Have you ever felt you have been treated differently due to your sex?
Williams answered: “I applied to a couple of apprentice schemes before I got accepted by the NPL, and I have had people, not in the NPL, say to me “you don’t have the right look for an engineer”, or “why don’t you try an apprenticeship in hair and beauty.”’
Occasionally Williams will go to an event full of men that want to just talk amongst themselves. “I went to an event where I was the expert there, but people still went to speak to men first.”
She doesn’t take it personally, and it isn’t a personal attack, but we have to break these stereotypes so people don’t naturally think that way.
Williams expressed: “We want equality and so we need to make things more accessible for women. People feel most comfortable around people like themselves, so by getting more women in the industry it will naturally attract others. For example, going to a job interview, females will feel more at ease if there is a woman on the panel.”
What do we need to do to encourage more girls into engineering?
Giving teachers and parents the right tools to inspire people. “I could be the most inspiring person in the world, but I’m only spending an hour with these people if I come and give talks, so there is only so much I can do in that time. So the main priority should be to give schools, parents and teachers the tools to ensure they can be as encouraging as possible,” Williams expressed.
Changing the vocabulary we use, Williams explained: “I am guilty of it myself so I don’t think it’s necessarily done on purpose, because by saying ‘oh aren’t you such a little cutie – you’re going to be such a smart girl’ you can change the ideology.”
“Just be as encouraging as possible, but there are obviously somethings you cannot do, mainly for safety reasons, so we don’t want teachers and parents to say you can do EVERYTHING,” Williams laughed, it is about giving young girls the tools and having more women engineers visible for them to see.
Williams said: “It’s not particularly helpful that when you Google engineer, you come across a lot of men in hard hats and high-vis jackets. The majority of the time engineers are not onsite and dressed like this – yes that is an important part of it, but we need to show how varied engineering is, as it’s quite a closed off industry. Yes, sometimes it does have to be, but showing people what it’s like is important.

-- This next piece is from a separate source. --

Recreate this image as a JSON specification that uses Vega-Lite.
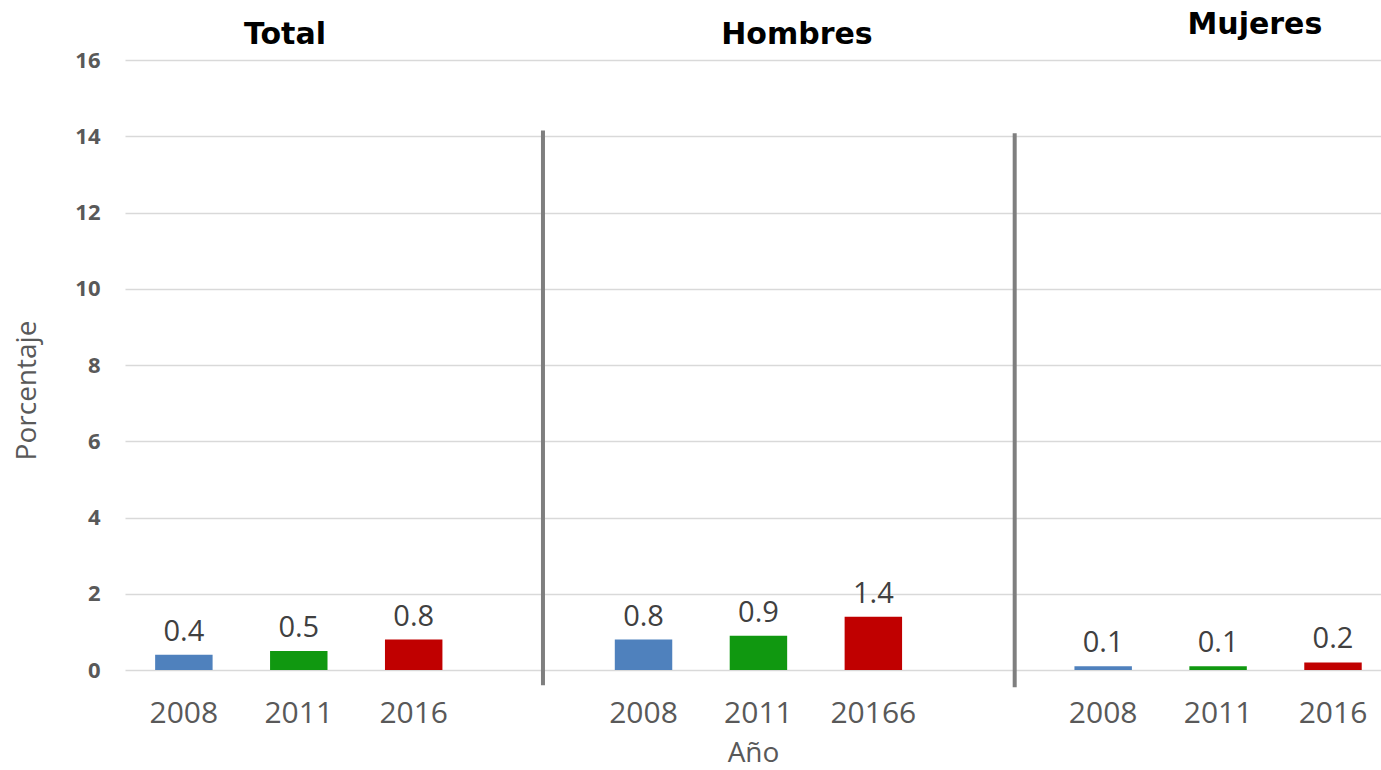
{
  "$schema": "https://vega.github.io/schema/vega-lite/v6.json",
  "width": 1256,
  "height": 610,
  "autosize": {"type": "none"},
  "padding": {"left": 125, "top": 60, "right": 0, "bottom": 100},
  "background": "white",
  "config": {"view": {"stroke": null}, "font": "Open Sans"},
  "datasets": {
    "bars": [
      {"cat": "Total|2008", "year": "2008", "value": 0.4},
      {"cat": "Total|2011", "year": "2011", "value": 0.5},
      {"cat": "Total|2016", "year": "2016", "value": 0.8},
      {"cat": "Hombres|2008", "year": "2008", "value": 0.8},
      {"cat": "Hombres|2011", "year": "2011", "value": 0.9},
      {"cat": "Hombres|20166", "year": "2016", "value": 1.4},
      {"cat": "Mujeres|2008", "year": "2008", "value": 0.1},
      {"cat": "Mujeres|2011", "year": "2011", "value": 0.1},
      {"cat": "Mujeres|2016", "year": "2016", "value": 0.2}
    ],
    "titles": [
      {"cat": "Total|2011", "name": "Total"},
      {"cat": "Hombres|2011", "name": "Hombres"},
      {"cat": "Mujeres|2011", "name": "Mujeres"}
    ]
  },
  "layer": [
    {
      "data": {"name": "bars"},
      "mark": {"type": "bar"},
      "encoding": {
        "x": {
          "field": "cat",
          "type": "nominal",
          "sort": null,
          "scale": {
            "domain": ["Total|2008", "Total|2011", "Total|2016", "gap1|", "Hombres|2008", "Hombres|2011", "Hombres|20166", "gap2|", "Mujeres|2008", "Mujeres|2011", "Mujeres|2016"],
            "paddingInner": 0.5,
            "paddingOuter": 0.215,
            "align": 0.61
          },
          "axis": {
            "labelExpr": "split(datum.value, '|')[1]",
            "labelAngle": 0,
            "labelFontSize": 30,
            "labelColor": "#595959",
            "labelPadding": 28,
            "ticks": false,
            "domain": false,
            "grid": false,
            "title": "Año",
            "titleFontSize": 28,
            "titleFontWeight": "normal",
            "titleColor": "#595959",
            "titlePadding": 11
          }
        },
        "y": {
          "field": "value",
          "type": "quantitative",
          "scale": {"domain": [0, 16]},
          "axis": {
            "values": [0, 2, 4, 6, 8, 10, 12, 14, 16],
            "grid": true,
            "gridColor": "#d9d9d9",
            "gridWidth": 1.5,
            "domain": false,
            "ticks": false,
            "labelFontSize": 22,
            "labelFontWeight": "bold",
            "labelColor": "#595959",
            "labelPadding": 25,
            "title": "Porcentaje",
            "titleFontSize": 28,
            "titleFontWeight": "normal",
            "titleColor": "#595959",
            "titlePadding": 33,
            "titleY": 330
          }
        },
        "color": {
          "field": "year",
          "type": "nominal",
          "scale": {"domain": ["2008", "2011", "2016"], "range": ["#4f81bd", "#109810", "#c00000"]},
          "legend": null
        }
      }
    },
    {
      "data": {"name": "bars"},
      "mark": {"type": "text", "baseline": "bottom", "dy": -8, "fontSize": 29, "color": "#404040"},
      "encoding": {
        "x": {"field": "cat", "type": "nominal", "sort": null},
        "y": {"field": "value", "type": "quantitative"},
        "text": {"field": "value", "type": "quantitative", "format": ".1f"}
      }
    },
    {
      "data": {"values": [{"cat": "gap1|"}]},
      "mark": {"type": "rule", "color": "#7f7f7f", "strokeWidth": 4},
      "encoding": {
        "x": {"field": "cat", "type": "nominal", "bandPosition": 0.75},
        "y": {"datum": 14.15, "type": "quantitative"},
        "y2": {"datum": -0.4}
      }
    },
    {
      "data": {"values": [{"cat": "gap2|"}]},
      "mark": {"type": "rule", "color": "#7f7f7f", "strokeWidth": 4},
      "encoding": {
        "x": {"field": "cat", "type": "nominal", "bandPosition": 0.96},
        "y": {"datum": 14.08, "type": "quantitative"},
        "y2": {"datum": -0.45}
      }
    },
    {
      "data": {"name": "titles"},
      "transform": [{"filter": "datum.name == 'Total'"}],
      "mark": {"type": "text", "font": "DejaVu Sans", "fontWeight": "bold", "fontSize": 30, "color": "black", "baseline": "middle"},
      "encoding": {
        "x": {"field": "cat", "type": "nominal", "bandPosition": 0.26},
        "y": {"datum": 16.66, "type": "quantitative"},
        "text": {"field": "name"}
      }
    },
    {
      "data": {"name": "titles"},
      "transform": [{"filter": "datum.name == 'Hombres'"}],
      "mark": {"type": "text", "font": "DejaVu Sans", "fontWeight": "bold", "fontSize": 30, "color": "black", "baseline": "middle"},
      "encoding": {
        "x": {"field": "cat", "type": "nominal", "bandPosition": 1.17},
        "y": {"datum": 16.66, "type": "quantitative"},
        "text": {"field": "name"}
      }
    },
    {
      "data": {"name": "titles"},
      "transform": [{"filter": "datum.name == 'Mujeres'"}],
      "mark": {"type": "text", "font": "DejaVu Sans", "fontWeight": "bold", "fontSize": 30, "color": "black", "baseline": "middle"},
      "encoding": {
        "x": {"field": "cat", "type": "nominal", "bandPosition": 1.14},
        "y": {"datum": 16.92, "type": "quantitative"},
        "text": {"field": "name"}
      }
    }
  ]
}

“When I was younger I was convinced I was going to be a forensic scientist, just running around solving crimes left, right and centre. Now I have a friend who is a forensic scientist and I have realised it is completely not for me. It’s about making engineering more open and giving people the chance to experience it.”
Williams explained that although it is not where she imaged herself, she absolutely loves it and wouldn’t change a thing. “I love that I am responsible for something that can help change lives. I look and I think, I can make a difference, and that is such an amazing feeling.”

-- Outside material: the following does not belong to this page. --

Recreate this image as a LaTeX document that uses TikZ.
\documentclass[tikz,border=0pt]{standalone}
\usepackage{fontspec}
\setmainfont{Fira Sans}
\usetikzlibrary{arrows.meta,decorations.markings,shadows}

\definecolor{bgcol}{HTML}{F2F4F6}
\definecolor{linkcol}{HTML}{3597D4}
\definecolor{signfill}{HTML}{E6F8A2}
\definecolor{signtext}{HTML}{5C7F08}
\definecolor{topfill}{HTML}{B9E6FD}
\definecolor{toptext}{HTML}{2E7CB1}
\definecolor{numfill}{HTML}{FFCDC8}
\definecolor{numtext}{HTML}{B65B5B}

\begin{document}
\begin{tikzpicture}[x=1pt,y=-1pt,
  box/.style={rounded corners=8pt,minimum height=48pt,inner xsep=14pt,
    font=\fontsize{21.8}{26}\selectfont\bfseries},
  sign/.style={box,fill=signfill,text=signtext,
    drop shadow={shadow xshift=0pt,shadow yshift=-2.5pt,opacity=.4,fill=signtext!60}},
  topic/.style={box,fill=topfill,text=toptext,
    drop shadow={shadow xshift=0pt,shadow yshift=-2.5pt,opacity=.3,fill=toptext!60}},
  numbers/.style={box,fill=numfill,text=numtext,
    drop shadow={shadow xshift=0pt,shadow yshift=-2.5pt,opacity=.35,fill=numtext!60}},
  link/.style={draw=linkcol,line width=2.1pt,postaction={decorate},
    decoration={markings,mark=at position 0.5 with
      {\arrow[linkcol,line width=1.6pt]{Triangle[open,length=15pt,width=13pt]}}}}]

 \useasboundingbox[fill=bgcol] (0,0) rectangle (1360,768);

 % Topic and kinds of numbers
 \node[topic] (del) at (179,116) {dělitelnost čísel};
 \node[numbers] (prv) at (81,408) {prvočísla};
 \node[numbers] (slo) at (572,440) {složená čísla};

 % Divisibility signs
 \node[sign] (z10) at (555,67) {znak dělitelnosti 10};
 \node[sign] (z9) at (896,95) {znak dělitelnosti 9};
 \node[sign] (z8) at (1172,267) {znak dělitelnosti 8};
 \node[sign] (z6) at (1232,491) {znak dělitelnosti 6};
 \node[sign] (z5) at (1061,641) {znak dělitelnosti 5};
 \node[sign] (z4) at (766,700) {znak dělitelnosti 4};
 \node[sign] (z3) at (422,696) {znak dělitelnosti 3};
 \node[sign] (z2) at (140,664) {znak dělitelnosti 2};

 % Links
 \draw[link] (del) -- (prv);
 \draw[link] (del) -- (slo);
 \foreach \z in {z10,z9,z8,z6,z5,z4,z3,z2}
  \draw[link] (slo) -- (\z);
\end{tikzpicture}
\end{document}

The reality of engineering isn’t how a lot of people perceive it and, Williams explained that every day is completely varied. “From site visits, to lab days, to conferences, to meeting people, it’s so varied and this stops you from falling into a slump. I like building stuff, so I get to do that a lot, but you wouldn’t want to do the same thing every day.”
Not a blame game
The lack of women in the industry isn’t particularly a subject that people like to talk about, but it is something that needs addressing by everyone. Williams said: “I assume from a man’s perspective there is a bit of a blame game going on, but there shouldn’t be as it’s no one’s fault, so we just need to openly talk about it more.”
She continued: “We shouldn’t be blaming anyone, it’s a case of everyone holding their hands up and saying, yes okay for whatever reason it has happened, but we need to pull together and fix it.”
Do you have any advice for young girls?
Everyone is different, and some things are right for some people and not others, that’s what you have to remember when it comes to apprenticeships – some people are made for the university route, some people are better suited to being an apprentice.
She said: “But you do need to give everything a go, just try it. Have a look around in the engineering industry as there are hundreds and thousands of roles. If you like engineering and science, there are so many roles associated with it.”
Williams emphasised that it is very important to have everyone involved, and build a community. She explained: “There are so many routes into the industry, and there is no right or wrong answer, and there isn’t anything you’ll regret – other than not trying things. Don’t be scared just go for it!”
When discussing what is next in store for Williams she stated: “I’m going to keep doing what I’m doing, which is making a difference. There is so much more for me to learn and that I want to learn. My options are open, I could always go and study at university, there is always that option. But at the moment I am just enjoying working – I’m very lucky that I love my job.”